* PROBLEM TO SOLVE *
Gather up all lines that carry the word "this".

Code that draws figures:
# # # # #

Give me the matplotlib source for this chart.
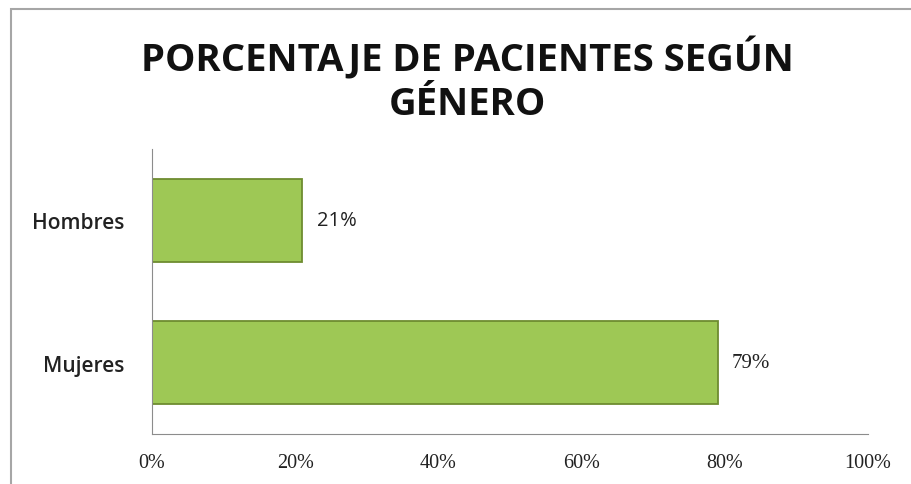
import matplotlib.pyplot as plt
from matplotlib.patches import Rectangle

# data
categories = ['Mujeres', 'Hombres']
values = [79, 21]
value_labels = ['79%', '21%']
xticks = [0, 20, 40, 60, 80, 100]
xtick_labels = ['0%', '20%', '40%', '60%', '80%', '100%']

fig = plt.figure(figsize=(9.12, 4.85), dpi=100)
ax = fig.add_axes([0.1667, 0.103, 0.785, 0.588])

# outer chart border (cut off at right and bottom like the picture)
fig.patches.append(Rectangle((11 / 912, -0.05), 1.0, 1 - 10 / 485 + 0.05,
                             transform=fig.transFigure, fill=False,
                             edgecolor='#a6a6a6', linewidth=1.5))

bars = ax.barh(range(len(categories)), values, height=0.58,
               color='#9ec855', edgecolor='#6e8c30', linewidth=1.3)

# data labels, small offset to the right of each bar
fonts = ['Liberation Serif', 'Open Sans']
sizes = [15, 14.5]
for i, v in enumerate(values):
    ax.text(v + 2.0, i, value_labels[i], va='center', ha='left',
            fontsize=sizes[i], family=fonts[i], color='#222222')

ax.set_xlim(0, 100)
ax.set_ylim(-0.5, 1.5)
ax.set_yticks(range(len(categories)))
ax.set_yticklabels(categories, fontsize=15, family='Open Sans',
                   fontweight='semibold', color='#222222')
ax.set_xticks(xticks)
ax.set_xticklabels(xtick_labels, fontsize=14.5, family='Liberation Serif',
                   color='#222222')
ax.tick_params(length=0)
ax.tick_params(axis='x', pad=14)
ax.tick_params(axis='y', pad=20)

for s in ['top', 'right']:
    ax.spines[s].set_visible(False)
for s in ['left', 'bottom']:
    ax.spines[s].set_color('#8c8c8c')

fig.text(0.512, 0.833, 'PORCENTAJE DE PACIENTES SEGÚN\nGÉNERO', ha='center',
         va='center', fontsize=27.5, fontweight='bold', family='Open Sans',
         linespacing=1.2, color='#111111')

fig.savefig('out.png', dpi=100)
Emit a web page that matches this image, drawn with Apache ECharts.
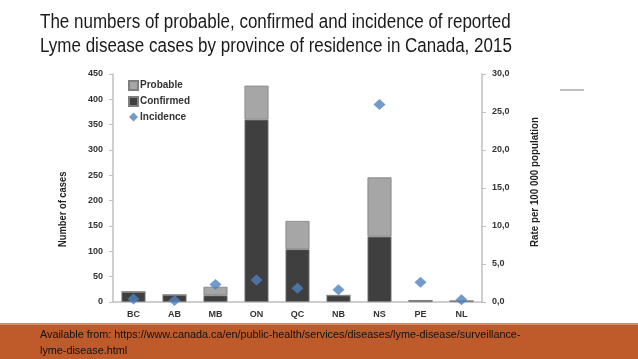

# # # # #

* COMPLETED EXERCISE *
Give me the matplotlib source for this chart.
Emit a web page that matches this image, drawn with Apache ECharts.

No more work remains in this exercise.